India’s central bank raised interest rates for the 12th time since the start of March 2010, breaking ranks among the so-called BRIC nations that have either cut or held borrowing costs as the global recovery falters.
The Reserve Bank of India increased the repurchase rate to 8.25 percent from 8 percent, it said in a statement today. Fourteen of 17 economists in a Bloomberg News survey predicted the decision and three expected no change.
Governor Duvvuri Subbarao’s move contrasts with Brazil and Russia, which cut borrowing costs in the past month, while China has paused rate increases since early July.

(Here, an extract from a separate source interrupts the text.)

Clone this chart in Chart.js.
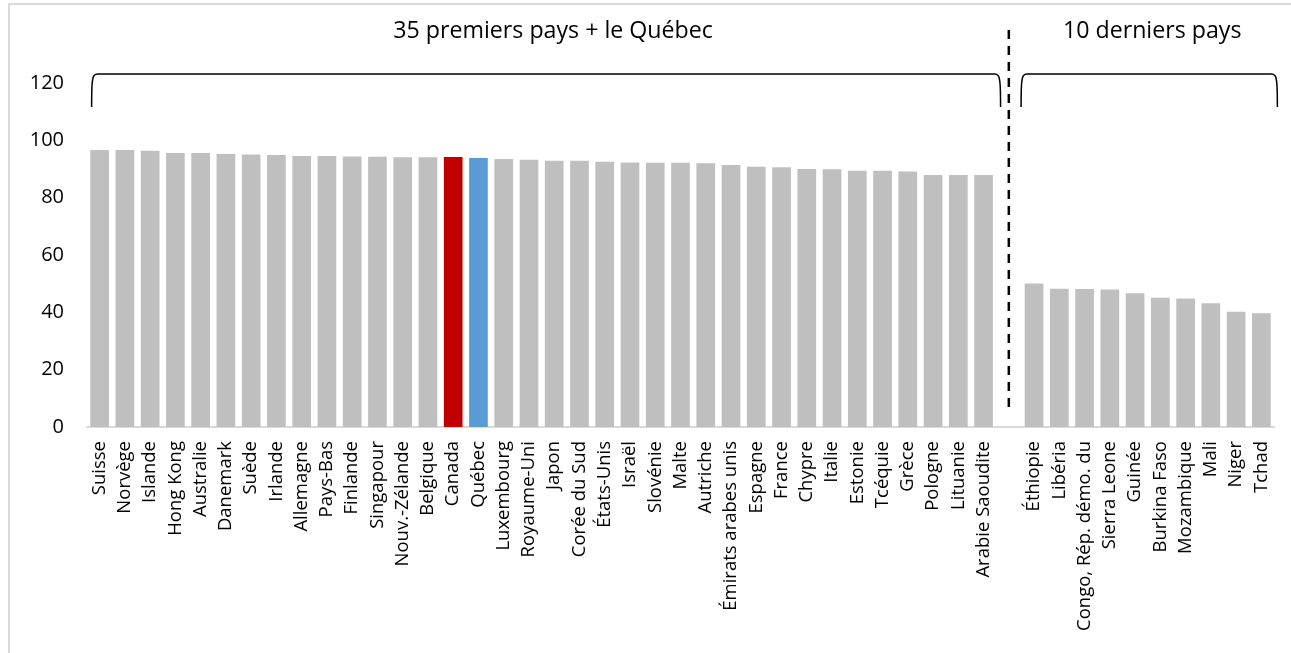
<!DOCTYPE html>
<html>
<head>
<meta charset="utf-8">
<script src="https://cdn.jsdelivr.net/npm/chart.js@4/dist/chart.umd.min.js"></script>
<style>
html,body{margin:0;padding:0;background:#fff;}
#wrap{width:1291px;height:653px;position:relative;}
</style>
</head>
<body>
<div id="wrap"><canvas id="c" width="1291" height="653"></canvas></div>
<script>
const categories = [
  "Suisse","Norvège","Islande","Hong Kong","Australie","Danemark","Suède","Irlande",
  "Allemagne","Pays-Bas","Finlande","Singapour","Nouv.-Zélande","Belgique","Canada","Québec",
  "Luxembourg","Royaume-Uni","Japon","Corée du Sud","États-Unis","Israël","Slovénie","Malte",
  "Autriche","Émirats arabes unis","Espagne","France","Chypre","Italie","Estonie","Tcéquie",
  "Grèce","Pologne","Lituanie","Arabie Saoudite",
  "",
  "Éthiopie","Libéria","Congo, Rép. démo. du","Sierra Leone","Guinée","Burkina Faso",
  "Mozambique","Mali","Niger","Tchad"
];
const values = [
  96.6,96.6,96.4,95.6,95.6,95.2,95.1,94.9,
  94.5,94.5,94.4,94.3,94.1,94.1,94.2,93.8,
  93.5,93.2,92.9,92.9,92.5,92.3,92.2,92.2,
  92.0,91.4,90.8,90.6,90.0,89.9,89.4,89.4,
  89.1,87.9,87.9,87.9,
  null,
  50.1,48.2,48.1,48.0,46.7,45.1,44.8,43.2,40.2,39.7
];
const yTicks = [0,20,40,60,80,100,120];
const groupTitles = ["35 premiers pays + le Québec","10 derniers pays"];
const gapIndex = 36;

const barColors = categories.map(c => c === "Canada" ? "#c00000" : (c === "Québec" ? "#5b9bd5" : "#bfbfbf"));
const FONT = "'Open Sans'";

function bracket(ctx, x1, x2, yTop, yBot){
  const r = 6;
  ctx.beginPath();
  ctx.moveTo(x1, yBot);
  ctx.quadraticCurveTo(x1, yTop + r + 4, x1 + 1, yTop + r);
  ctx.quadraticCurveTo(x1 + 1.5, yTop, x1 + r, yTop);
  ctx.lineTo(x2 - r, yTop);
  ctx.quadraticCurveTo(x2 - 1.5, yTop, x2 - 1, yTop + r);
  ctx.quadraticCurveTo(x2, yTop + r + 4, x2, yBot);
  ctx.stroke();
}

const deco = {
  id: "deco",
  afterDraw(chart){
    const ctx = chart.ctx;
    const xs = chart.scales.x;
    const area = chart.chartArea;
    ctx.save();
    ctx.strokeStyle = "#d9d9d9";
    ctx.lineWidth = 2;
    ctx.beginPath();
    ctx.moveTo(9, 653);
    ctx.lineTo(9, 4);
    ctx.lineTo(1291, 4);
    ctx.stroke();
    const xg = xs.getPixelForValue(gapIndex);
    ctx.strokeStyle = "#000";
    ctx.lineWidth = 2.5;
    ctx.setLineDash([9, 7]);
    ctx.beginPath();
    ctx.moveTo(xg, 30);
    ctx.lineTo(xg, area.bottom - 13);
    ctx.stroke();
    ctx.setLineDash([]);
    ctx.lineWidth = 1.5;
    const yTop = area.top - 9, yBot = area.top + 24;
    const l1 = xs.getPixelForValue(0) - 8, r1 = xs.getPixelForValue(gapIndex - 1) + 17;
    const l2 = xs.getPixelForValue(gapIndex + 1) - 13, r2 = xs.getPixelForValue(categories.length - 1) + 16;
    bracket(ctx, l1, r1, yTop, yBot);
    bracket(ctx, l2, r2, yTop, yBot);
    ctx.fillStyle = "#000";
    ctx.font = "23.2px " + FONT;
    ctx.textAlign = "center";
    ctx.textBaseline = "alphabetic";
    ctx.fillText(groupTitles[0], (l1 + r1) / 2 + 7, 37.5);
    ctx.fillText(groupTitles[1], (l2 + r2) / 2 + 3, 38);
    ctx.restore();
  }
};

new Chart(document.getElementById("c").getContext("2d"), {
  type: "bar",
  data: {
    labels: categories,
    datasets: [{
      data: values,
      backgroundColor: barColors,
      borderWidth: 0,
      barPercentage: 0.74,
      categoryPercentage: 1.0
    }]
  },
  options: {
    responsive: false,
    animation: false,
    events: [],
    layout: { padding: { left: 9, right: 17, top: 83, bottom: 0 } },
    plugins: { legend: { display: false }, tooltip: { enabled: false } },
    scales: {
      x: {
        afterFit(scale){ scale.height = 226; scale.paddingLeft = 0; scale.paddingRight = 0; },
        grid: { display: false, drawTicks: false },
        border: { display: true, color: "#d9d9d9", width: 2 },
        ticks: {
          autoSkip: false, minRotation: 90, maxRotation: 90, padding: 14,
          color: "#000", font: { family: FONT, size: 18.5 }
        }
      },
      y: {
        min: yTicks[0], max: yTicks[yTicks.length - 1],
        afterBuildTicks(scale){ scale.ticks = yTicks.map(v => ({ value: v })); },
        afterFit(scale){ scale.width = 78; },
        grid: { display: false, drawTicks: false },
        border: { display: false },
        ticks: { padding: 23, color: "#000", font: { family: FONT, size: 20 } }
      }
    }
  },
  plugins: [deco]
});
</script>
</body>
</html>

Higher food and fuel prices and weakness in the rupee may keep inflation above 9 percent, a level exceeded in each of the last nine months.
“The decision clearly points out that the RBI’s top priority is curbing inflation despite concerns about global turmoil,” said Indranil Sen Gupta, Mumbai-based emerging Asia economist at Bank of America Corp. “There will be pressure on inflation after last evening’s petrol-price increases and the rupee’s depreciation.”
The yield on the 7.8 percent bond due April 2021 rose 1 basis point, or 0.01 percentage point, to 8.34 percent at 12:44 p.m. in Mumbai. The Bombay Stock Exchange Sensitive Index gained 1 percent. The rupee advanced 0.1 percent to 47.50 per dollar.
Weaker Rupee
The Indian rupee has declined 5.9 percent this quarter, the worst fall in Asia, as investors shunned emerging markets on concern the world economy is weakening.
Inflation in India is the highest among the BRICS nations, quickening to a 13-month high of 9.78 percent in August.
Consumer prices rose 7.2 percent in Brazil, 8.2 percent in Russia and 6.2 percent in China last month from a year earlier. In South Africa, they climbed 5.3 percent in July.
“Inflation remains high, generalised and much above the comfort zone of the Reserve Bank,” the central bank said in the statement. “A premature change in the policy stance could harden inflationary expectations, thereby diluting the impact of past policy actions. It is therefore imperative to persist with the current anti-inflationary stance.”
Subbarao has raised borrowing costs by a total of 350 basis points since mid-March 2010, the fastest round of increases since the Reserve Bank was established in 1935, Bloomberg data show.
India needs to control inflation to protect purchasing power and sustain growth, the Reserve Bank has said.
Slowing Growth
The $1.7 trillion economy expanded 7.7 percent in the three months ended June 30 from a year earlier, the slowest pace since the last quarter of 2009. Gross domestic product rose 7.8 percent in the previous three months.
“Growth in India is moderating and not collapsing,” Leif Eskesen, a Singapore-based economist at HSBC Holdings Plc, said before the report. “The global softness is clearly a concern, but India’s more domestically-oriented economy is less vulnerable than other Asian economies.”
India’s central bank said that even as many indicators point to moderating growth, “in the current scenario, with the likelihood of inflation remaining high for the next few months, rising inflationary expectations remains a key risk.”
Inflation may accelerate after Indian Oil Corp., the country’s biggest refiner, raised gasoline prices from today for the second time in four months. Losses from selling fuels below cost are increasing following the rupee’s decline against the dollar, Indian Oil Finance Director P.K. Goyal said yesterday.
‘Direct Impact’
The increase in gasoline prices will have a “direct impact of 7 basis points” on inflation, in addition to an “indirect impact with a lag,” according to today’s statement.
Oil in New York has dropped 6.3 percent this quarter. It rose 0.1 percent to $89.45 a barrel at 12:40 p.m. in Mumbai.
“Even though crude prices have softened, the rupee’s fall is making imports more expensive,” said Roy Paul, Mumbai-based deputy general manager of treasury at Federal Bank Ltd. “That will keep the pressure on inflation.”
Officials from China to South Korea have refrained from raising rates in recent weeks to gauge whether slowing economic growth will dissipate price pressures. In Brazil, the central bank opted to cut its target Selic rate on Aug. 31 for the first time since 2009 to protect expansion.
Policy makers in Russia, which doesn’t target one rate, reduced the rate charged on repurchase loans and raised the deposit rate on Sept. 14 to bolster the amount of cash on the market and spur growth.
Prime Minister Manmohan Singh last month said curbing inflation is his government’s priority. The opposition has criticised him for failing to control price gains in a country where the World Bank estimates more than three-quarters of the population live on less than $2 a day.
“As monetary policy operates with a lag, the cumulative impact of policy actions should now be incresingly felt in further moderation in demand and reversal of the inflation trajectory towards the later part of 2011-12,” the central bank statement showed.